- [REQUEST]: Extract the full listing verbatim and drop any pictures from your copy.

┄┄┄┄┄┄

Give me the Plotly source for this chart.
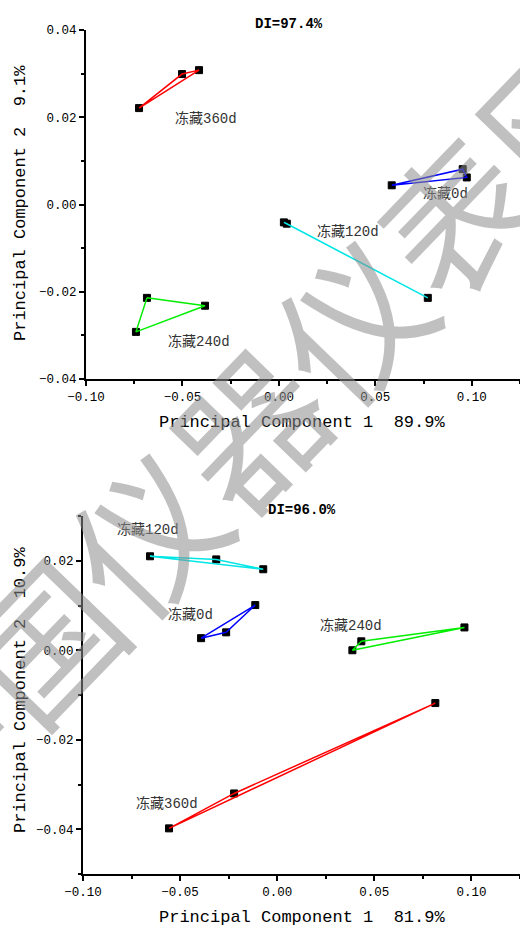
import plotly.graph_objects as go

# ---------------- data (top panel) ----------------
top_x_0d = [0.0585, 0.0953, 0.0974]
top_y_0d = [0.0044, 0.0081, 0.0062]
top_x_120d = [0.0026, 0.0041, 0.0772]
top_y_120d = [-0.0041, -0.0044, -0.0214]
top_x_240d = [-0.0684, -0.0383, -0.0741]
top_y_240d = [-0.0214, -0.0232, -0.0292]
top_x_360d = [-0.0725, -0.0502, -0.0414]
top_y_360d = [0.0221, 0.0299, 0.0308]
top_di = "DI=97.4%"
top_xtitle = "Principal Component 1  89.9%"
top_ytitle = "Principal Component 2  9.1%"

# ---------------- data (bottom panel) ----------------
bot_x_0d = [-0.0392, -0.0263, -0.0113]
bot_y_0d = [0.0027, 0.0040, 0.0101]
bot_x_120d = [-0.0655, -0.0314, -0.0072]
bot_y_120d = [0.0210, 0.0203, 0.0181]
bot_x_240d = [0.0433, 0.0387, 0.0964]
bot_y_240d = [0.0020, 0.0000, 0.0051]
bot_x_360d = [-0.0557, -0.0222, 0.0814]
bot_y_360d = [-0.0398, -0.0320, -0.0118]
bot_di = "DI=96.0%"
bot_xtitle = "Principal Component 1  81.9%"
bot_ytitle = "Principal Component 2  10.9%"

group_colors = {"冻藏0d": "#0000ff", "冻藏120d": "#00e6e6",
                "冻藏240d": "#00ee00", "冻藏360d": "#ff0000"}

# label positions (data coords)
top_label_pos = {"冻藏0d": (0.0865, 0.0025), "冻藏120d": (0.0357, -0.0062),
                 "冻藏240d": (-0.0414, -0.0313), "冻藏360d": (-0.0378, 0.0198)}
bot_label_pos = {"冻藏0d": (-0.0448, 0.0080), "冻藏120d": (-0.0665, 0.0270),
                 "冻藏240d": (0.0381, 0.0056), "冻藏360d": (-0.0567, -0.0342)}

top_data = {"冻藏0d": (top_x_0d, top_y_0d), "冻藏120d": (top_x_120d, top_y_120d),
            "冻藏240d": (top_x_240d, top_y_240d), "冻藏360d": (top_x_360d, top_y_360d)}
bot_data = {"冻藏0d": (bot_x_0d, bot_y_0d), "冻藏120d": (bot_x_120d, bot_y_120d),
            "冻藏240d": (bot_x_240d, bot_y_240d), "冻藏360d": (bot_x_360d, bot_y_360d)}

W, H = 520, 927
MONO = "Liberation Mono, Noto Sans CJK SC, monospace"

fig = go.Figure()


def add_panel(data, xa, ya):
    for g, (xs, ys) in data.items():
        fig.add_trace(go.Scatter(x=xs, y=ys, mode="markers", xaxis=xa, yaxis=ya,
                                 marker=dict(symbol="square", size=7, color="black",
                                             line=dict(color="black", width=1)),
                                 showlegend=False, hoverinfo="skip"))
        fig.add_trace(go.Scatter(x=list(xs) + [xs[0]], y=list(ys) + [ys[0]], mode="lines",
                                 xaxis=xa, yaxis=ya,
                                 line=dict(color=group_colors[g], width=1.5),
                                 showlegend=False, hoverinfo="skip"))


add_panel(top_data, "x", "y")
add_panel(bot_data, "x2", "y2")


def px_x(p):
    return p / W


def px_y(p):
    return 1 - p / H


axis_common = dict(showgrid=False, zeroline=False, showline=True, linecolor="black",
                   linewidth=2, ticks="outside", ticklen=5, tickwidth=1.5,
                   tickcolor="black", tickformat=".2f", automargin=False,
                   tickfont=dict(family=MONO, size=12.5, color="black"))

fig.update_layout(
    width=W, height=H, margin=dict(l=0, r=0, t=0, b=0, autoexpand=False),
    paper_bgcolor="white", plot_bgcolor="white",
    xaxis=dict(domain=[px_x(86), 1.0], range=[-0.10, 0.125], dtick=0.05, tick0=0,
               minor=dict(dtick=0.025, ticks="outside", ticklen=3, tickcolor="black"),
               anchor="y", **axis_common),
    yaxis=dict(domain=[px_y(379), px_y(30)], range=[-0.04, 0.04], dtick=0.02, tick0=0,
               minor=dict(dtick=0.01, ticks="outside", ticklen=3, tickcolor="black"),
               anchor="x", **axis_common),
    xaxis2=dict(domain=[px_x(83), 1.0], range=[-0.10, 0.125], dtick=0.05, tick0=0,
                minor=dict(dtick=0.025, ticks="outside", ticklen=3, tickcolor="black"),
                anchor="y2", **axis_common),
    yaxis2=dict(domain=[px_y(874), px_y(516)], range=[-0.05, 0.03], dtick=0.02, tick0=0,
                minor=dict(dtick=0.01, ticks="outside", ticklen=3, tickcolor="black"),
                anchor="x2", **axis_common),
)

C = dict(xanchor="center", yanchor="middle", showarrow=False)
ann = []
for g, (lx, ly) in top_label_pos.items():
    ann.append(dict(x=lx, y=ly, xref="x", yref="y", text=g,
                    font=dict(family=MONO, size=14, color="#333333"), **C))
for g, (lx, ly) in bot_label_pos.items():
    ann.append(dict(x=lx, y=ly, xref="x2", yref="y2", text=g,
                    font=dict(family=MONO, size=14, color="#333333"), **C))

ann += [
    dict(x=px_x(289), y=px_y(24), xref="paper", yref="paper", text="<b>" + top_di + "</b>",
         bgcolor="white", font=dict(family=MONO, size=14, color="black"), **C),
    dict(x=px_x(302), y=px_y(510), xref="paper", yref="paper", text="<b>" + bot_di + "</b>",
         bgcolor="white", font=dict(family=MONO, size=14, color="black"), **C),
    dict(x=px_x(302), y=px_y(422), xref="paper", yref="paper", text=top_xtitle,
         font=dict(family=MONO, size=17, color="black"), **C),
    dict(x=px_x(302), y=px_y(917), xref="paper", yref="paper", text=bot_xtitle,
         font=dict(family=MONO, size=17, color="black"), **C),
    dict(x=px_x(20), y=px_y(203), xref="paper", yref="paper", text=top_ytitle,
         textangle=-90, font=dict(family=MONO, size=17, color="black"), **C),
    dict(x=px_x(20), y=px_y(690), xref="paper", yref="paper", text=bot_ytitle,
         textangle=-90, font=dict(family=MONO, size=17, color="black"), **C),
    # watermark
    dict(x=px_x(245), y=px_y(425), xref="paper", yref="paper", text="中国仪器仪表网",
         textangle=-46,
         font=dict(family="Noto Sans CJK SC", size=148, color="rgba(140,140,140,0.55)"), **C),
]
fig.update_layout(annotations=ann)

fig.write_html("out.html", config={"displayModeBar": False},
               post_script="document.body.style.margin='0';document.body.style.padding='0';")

┄┄┄┄┄┄

- [COMPLETE OUTPUT]:
Give me the Plotly source for this chart.
import plotly.graph_objects as go

# ---------------- data (top panel) ----------------
top_x_0d = [0.0585, 0.0953, 0.0974]
top_y_0d = [0.0044, 0.0081, 0.0062]
top_x_120d = [0.0026, 0.0041, 0.0772]
top_y_120d = [-0.0041, -0.0044, -0.0214]
top_x_240d = [-0.0684, -0.0383, -0.0741]
top_y_240d = [-0.0214, -0.0232, -0.0292]
top_x_360d = [-0.0725, -0.0502, -0.0414]
top_y_360d = [0.0221, 0.0299, 0.0308]
top_di = "DI=97.4%"
top_xtitle = "Principal Component 1  89.9%"
top_ytitle = "Principal Component 2  9.1%"

# ---------------- data (bottom panel) ----------------
bot_x_0d = [-0.0392, -0.0263, -0.0113]
bot_y_0d = [0.0027, 0.0040, 0.0101]
bot_x_120d = [-0.0655, -0.0314, -0.0072]
bot_y_120d = [0.0210, 0.0203, 0.0181]
bot_x_240d = [0.0433, 0.0387, 0.0964]
bot_y_240d = [0.0020, 0.0000, 0.0051]
bot_x_360d = [-0.0557, -0.0222, 0.0814]
bot_y_360d = [-0.0398, -0.0320, -0.0118]
bot_di = "DI=96.0%"
bot_xtitle = "Principal Component 1  81.9%"
bot_ytitle = "Principal Component 2  10.9%"

group_colors = {"冻藏0d": "#0000ff", "冻藏120d": "#00e6e6",
                "冻藏240d": "#00ee00", "冻藏360d": "#ff0000"}

# label positions (data coords)
top_label_pos = {"冻藏0d": (0.0865, 0.0025), "冻藏120d": (0.0357, -0.0062),
                 "冻藏240d": (-0.0414, -0.0313), "冻藏360d": (-0.0378, 0.0198)}
bot_label_pos = {"冻藏0d": (-0.0448, 0.0080), "冻藏120d": (-0.0665, 0.0270),
                 "冻藏240d": (0.0381, 0.0056), "冻藏360d": (-0.0567, -0.0342)}

top_data = {"冻藏0d": (top_x_0d, top_y_0d), "冻藏120d": (top_x_120d, top_y_120d),
            "冻藏240d": (top_x_240d, top_y_240d), "冻藏360d": (top_x_360d, top_y_360d)}
bot_data = {"冻藏0d": (bot_x_0d, bot_y_0d), "冻藏120d": (bot_x_120d, bot_y_120d),
            "冻藏240d": (bot_x_240d, bot_y_240d), "冻藏360d": (bot_x_360d, bot_y_360d)}

W, H = 520, 927
MONO = "Liberation Mono, Noto Sans CJK SC, monospace"

fig = go.Figure()


def add_panel(data, xa, ya):
    for g, (xs, ys) in data.items():
        fig.add_trace(go.Scatter(x=xs, y=ys, mode="markers", xaxis=xa, yaxis=ya,
                                 marker=dict(symbol="square", size=7, color="black",
                                             line=dict(color="black", width=1)),
                                 showlegend=False, hoverinfo="skip"))
        fig.add_trace(go.Scatter(x=list(xs) + [xs[0]], y=list(ys) + [ys[0]], mode="lines",
                                 xaxis=xa, yaxis=ya,
                                 line=dict(color=group_colors[g], width=1.5),
                                 showlegend=False, hoverinfo="skip"))


add_panel(top_data, "x", "y")
add_panel(bot_data, "x2", "y2")


def px_x(p):
    return p / W


def px_y(p):
    return 1 - p / H


axis_common = dict(showgrid=False, zeroline=False, showline=True, linecolor="black",
                   linewidth=2, ticks="outside", ticklen=5, tickwidth=1.5,
                   tickcolor="black", tickformat=".2f", automargin=False,
                   tickfont=dict(family=MONO, size=12.5, color="black"))

fig.update_layout(
    width=W, height=H, margin=dict(l=0, r=0, t=0, b=0, autoexpand=False),
    paper_bgcolor="white", plot_bgcolor="white",
    xaxis=dict(domain=[px_x(86), 1.0], range=[-0.10, 0.125], dtick=0.05, tick0=0,
               minor=dict(dtick=0.025, ticks="outside", ticklen=3, tickcolor="black"),
               anchor="y", **axis_common),
    yaxis=dict(domain=[px_y(379), px_y(30)], range=[-0.04, 0.04], dtick=0.02, tick0=0,
               minor=dict(dtick=0.01, ticks="outside", ticklen=3, tickcolor="black"),
               anchor="x", **axis_common),
    xaxis2=dict(domain=[px_x(83), 1.0], range=[-0.10, 0.125], dtick=0.05, tick0=0,
                minor=dict(dtick=0.025, ticks="outside", ticklen=3, tickcolor="black"),
                anchor="y2", **axis_common),
    yaxis2=dict(domain=[px_y(874), px_y(516)], range=[-0.05, 0.03], dtick=0.02, tick0=0,
                minor=dict(dtick=0.01, ticks="outside", ticklen=3, tickcolor="black"),
                anchor="x2", **axis_common),
)

C = dict(xanchor="center", yanchor="middle", showarrow=False)
ann = []
for g, (lx, ly) in top_label_pos.items():
    ann.append(dict(x=lx, y=ly, xref="x", yref="y", text=g,
                    font=dict(family=MONO, size=14, color="#333333"), **C))
for g, (lx, ly) in bot_label_pos.items():
    ann.append(dict(x=lx, y=ly, xref="x2", yref="y2", text=g,
                    font=dict(family=MONO, size=14, color="#333333"), **C))

ann += [
    dict(x=px_x(289), y=px_y(24), xref="paper", yref="paper", text="<b>" + top_di + "</b>",
         bgcolor="white", font=dict(family=MONO, size=14, color="black"), **C),
    dict(x=px_x(302), y=px_y(510), xref="paper", yref="paper", text="<b>" + bot_di + "</b>",
         bgcolor="white", font=dict(family=MONO, size=14, color="black"), **C),
    dict(x=px_x(302), y=px_y(422), xref="paper", yref="paper", text=top_xtitle,
         font=dict(family=MONO, size=17, color="black"), **C),
    dict(x=px_x(302), y=px_y(917), xref="paper", yref="paper", text=bot_xtitle,
         font=dict(family=MONO, size=17, color="black"), **C),
    dict(x=px_x(20), y=px_y(203), xref="paper", yref="paper", text=top_ytitle,
         textangle=-90, font=dict(family=MONO, size=17, color="black"), **C),
    dict(x=px_x(20), y=px_y(690), xref="paper", yref="paper", text=bot_ytitle,
         textangle=-90, font=dict(family=MONO, size=17, color="black"), **C),
    # watermark
    dict(x=px_x(245), y=px_y(425), xref="paper", yref="paper", text="中国仪器仪表网",
         textangle=-46,
         font=dict(family="Noto Sans CJK SC", size=148, color="rgba(140,140,140,0.55)"), **C),
]
fig.update_layout(annotations=ann)

fig.write_html("out.html", config={"displayModeBar": False},
               post_script="document.body.style.margin='0';document.body.style.padding='0';")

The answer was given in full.